Like the day a woman walked into the firehouse, nervous and thankful, to meet the widows of the men she believed had saved her life.
Trapped in an elevator in the south tower, she had fallen into a shaft when the building shook. A group of firefighters found her and, lowering one man down by his ankles, pulled her to safety. She escaped from the building moments before it collapsed
In the firehouse kitchen, the widows showed her pictures, begged her to remember details, anything, however small. What did the men look like? What were their last words?
The remains of their husbands had been found near the elevators. Had this stranger been the last person to see their men alive?
But the woman only shook her head and sobbed. She couldn't be sure of anything, she said. She wished she could give them more.
The widows cried too. But they took enormous comfort from her story. And when they went home they told their children about the woman whose life their fathers had saved.
There have been other moments of comfort, other little victories over grief.

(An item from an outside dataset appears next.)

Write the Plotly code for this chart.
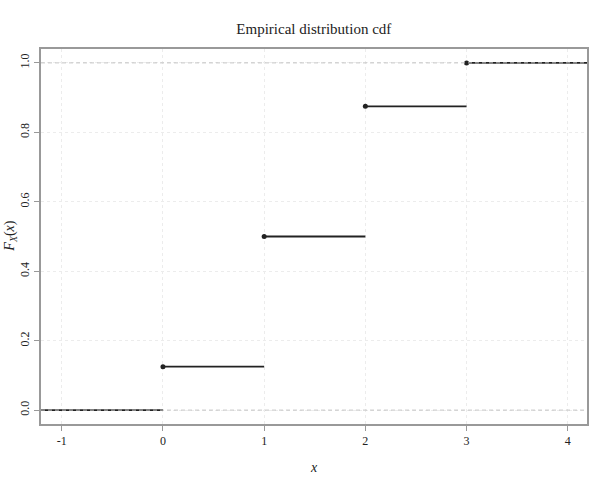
import plotly.graph_objects as go

# Data: empirical CDF of sample {0,1,1,1,2,2,2,3}
knots = [0, 1, 2, 3]
cdf_vals = [0.125, 0.5, 0.875, 1.0]
x_ticks = [-1, 0, 1, 2, 3, 4]
x_tick_labels = ["-1", "0", "1", "2", "3", "4"]
y_ticks = [0.0, 0.2, 0.4, 0.6, 0.8, 1.0]
y_tick_labels = ["0.0", "0.2", "0.4", "0.6", "0.8", "1.0"]
title_text = "Empirical distribution cdf"

x_range = [-1.205, 4.19]
y_range = [-0.04, 1.04]

FONT = "Liberation Serif"
fig = go.Figure()

# left segment (value 0 before first knot)
fig.add_trace(go.Scatter(x=[x_range[0], knots[0]], y=[0, 0], mode="lines",
                         line=dict(color="#222", width=1.8), hoverinfo="skip"))
# steps
ends = knots[1:] + [x_range[1]]
for k, e, v in zip(knots, ends, cdf_vals):
    fig.add_trace(go.Scatter(x=[k, e], y=[v, v], mode="lines",
                             line=dict(color="#222", width=1.8), hoverinfo="skip"))
fig.add_trace(go.Scatter(x=knots, y=cdf_vals, mode="markers",
                         marker=dict(color="#222", size=5), hoverinfo="skip"))

# dashed reference lines at 0 and 1
for h in [0, 1]:
    fig.add_shape(type="line", xref="paper", yref="y", x0=0, x1=1, y0=h, y1=h,
                  line=dict(color="#c4c4c4", width=1, dash="4px,3px"), layer="above")

fig.update_layout(
    width=607, height=478,
    margin=dict(l=41, r=20, t=49, b=54),
    paper_bgcolor="white", plot_bgcolor="white",
    showlegend=False,
    font=dict(family=FONT, color="#222", size=12),
    title=dict(text=title_text, x=0.517, xanchor="center", y=0.94, yanchor="middle",
               font=dict(family=FONT, size=15, color="#222")),
)
fig.update_xaxes(range=x_range, tickvals=x_ticks, ticktext=x_tick_labels,
                 showline=True, linecolor="#999", linewidth=1.5, mirror=True,
                 ticks="outside", ticklen=5, tickcolor="#999",
                 showgrid=True, gridcolor="#ececec", griddash="dot", gridwidth=1,
                 zeroline=False, automargin=False)
fig.update_yaxes(range=y_range, tickvals=y_ticks, ticktext=y_tick_labels,
                 tickangle=-90,
                 showline=True, linecolor="#999", linewidth=1.5, mirror=True,
                 ticks="outside", ticklen=5, tickcolor="#999",
                 showgrid=True, gridcolor="#ececec", griddash="dot", gridwidth=1,
                 zeroline=False, automargin=False)

# axis titles
fig.add_annotation(text="<i>x</i>", xref="paper", yref="paper",
                   x=0.5, y=-0.115, xanchor="center", yanchor="middle",
                   showarrow=False, font=dict(family=FONT, size=14, color="#222"))
fig.add_annotation(text="<i>F</i><sub><i>X</i></sub>(<i>x</i>)", xref="paper", yref="paper",
                   x=-0.0565, y=0.5, xanchor="center", yanchor="middle", textangle=-90,
                   showarrow=False, font=dict(family=FONT, size=14, color="#222"))

fig.write_html("out.html", config={"displayModeBar": False},
               post_script="document.body.style.margin='0';")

One brisk, sunny morning last spring, firefighters held a ceremony to dedicate the park across the street. Some celebrities were invited: Broadway stars who had been good to the firehouse, the governor's wife, some fire department brass.
But the politicians didn't speak, and the stars didn't sing -- much as they wanted to.
Instead, a fireman's wife sang, "Where Eagles Dare."
And Chief Nardone gave the speech of his life -- an eloquent, moving tribute to the men who had died. In tender, vivid vignettes he remembered each one: Paul Gill painting the Maltese cross on the sidewalk outside the firehouse, "Big Mike" Lynch scrambling to get his gear during late-night alarms and looking so frantic they called him "the midnight prancer," Al Feinberg joking about how lucky the firehouse was to have a good Jewish firefighter to run things at Christmas and Easter.
Choking back tears, Nardone vowed that their memories would endure "as long as we live and longer."
One year later Nardone is surprised at the rawness of the memories and the readiness of tears. One year later he is surprised at being ambushed by grief at the strangest of times -- like alone on the beach in midsummer. Many in the firehouse feel the same.
And so, the chief cannot even begin to answer the question he is asked all the time: How is the firehouse surviving, how are the men doing?
"Who knows where we are," Nardone says, sitting at his desk in the firehouse, beneath a chart that lists the names of those who bodies have been found, and those who have not.
"We're still here," the chief says. "We're still struggling through."
One year later, they are still burying their dead.